Life and Debt
More people are filing for bankruptcy in Massachusetts as tough new US restrictions are set to kick in this month. For many, regrettably, the era of second chances will be over.
One thing is clear about the bankruptcy reforms set to take effect October 17: They will make it a lot tougher for people swimming in debt to get the fresh start that's been promised to Americans for more than a century. That is by design. For years, credit card companies and the banking industry pushed Congress to make it harder for people to walk away from their debts under the widely used Chapter 7 process. They wanted a means test that would force many middleclass folks to pay off their debts over time and sought provisions for credit counseling and paperwork - lots of paperwork - detailing one's financial holdings.
What was driving the changes was obvious. Financial institutions had grown tired of people dissolving their debts. They wanted the money they were owed. And when their effort to change the law finally succeeded last spring, they cheered. The new law, advocates say, would stop high-income people from dodging their debts.
But here's the thing: Most people who file for bankruptcy aren't trying to beat the system. They are people who got sick or divorced or lost their job. People on the financial edge. People cold-cocked by natural disasters. In a sign of just how tough the new reforms will be on regular folks, bankruptcy attorneys in Louisiana cried out for relief from the law in the days after Hurricane Katrina. What good is credit counseling when you don't have a roof?

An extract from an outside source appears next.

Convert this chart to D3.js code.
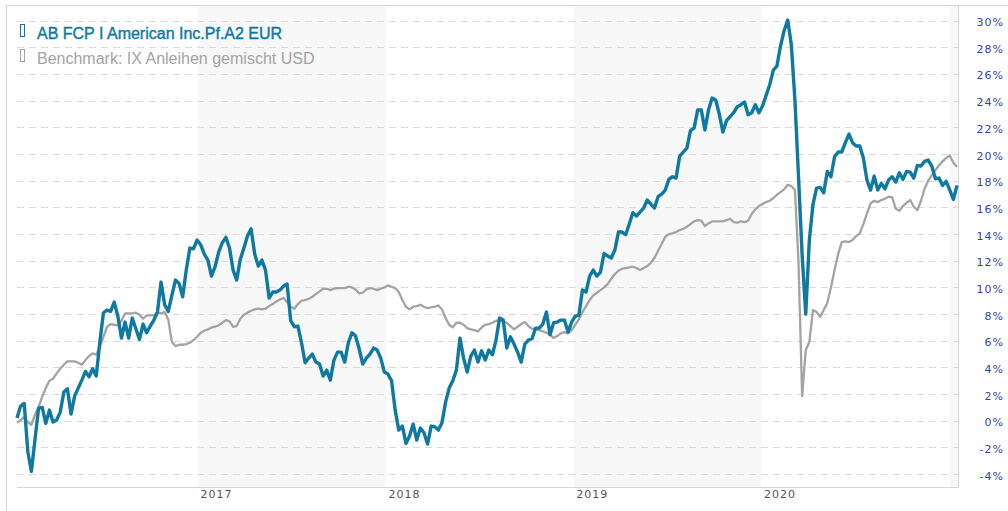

Now, on the eve of the new regime, many are worried. America was built by risk takers, some who got in deep in pursuit of a dream. And one could argue that there's nothing more American than a second chance. All that now has changed. It will soon be harder to start over. A vicious financial cycle is about to get worse. "The cycle is this," says Travis Plunkett, legislative director for the Consumer Federation of America, an advocacy group: "People end up in financial trouble. Lenders can figure it out. They target these individuals with high-cost loans that exacerbate their financial troubles." Borrowers, he says, "end up in bankruptcy, and they come out, to be targeted by the same people again."
Some of these people will no longer have the luxury of filing for bankruptcy. Some literally won't be able to afford it, says Boston bankruptcy lawyer Victor Bass, as attorney fees are expected to double. Others may shy away from what is about to become a much more complicated process. Even some experts are confused. "Right now," says Boston College law professor Ingrid Hillinger, "we have no idea how this is going to work."
Predators, says Plunkett, will fill the void, offering questionable financial escape hatches to those in need. This has always been part of the problem. Duncan MacDonald, former general counsel for CitiBank, argues that banks and credit card companies are partly responsible for the explosion in bankruptcy filings in the last 20 years. Their reckless lending led in turn to reckless spending, which led to a nationwide bankruptcy bonanza. In Massachusetts alone, personal bankruptcies increased from 3,122 in 1980 to 18,444 last year, according to the American Bankruptcy Institute, a trade association. Now, many more are rushing to file before the reforms take effect. There were, according to the banking institute, some 6,032 filings statewide between April and June - up 18 percent from the same quarter last year.
Laura Fisher, a spokeswoman for the American Bankers Association, a trade group, emphasizes that the reforms will not apply to people who earn less than the median income in their respective states: $47,176 for a single earner in Massachusetts, $85,157 for a family of four.
But that still leaves half of the population. Warren Agin, a bankruptcy lawyer in Boston, describes an elderly woman he met recently. She took a cash advance off her credit card, he recalls, put it in her bank account, and then filed for bankruptcy. It was the sort of tactic that credit card companies hope to stop. But Agin says the issue isn't so black-and-white. The woman, he explains, was using her cash advance to buy food and pay her rent. He wonders how the new law will affect people like her.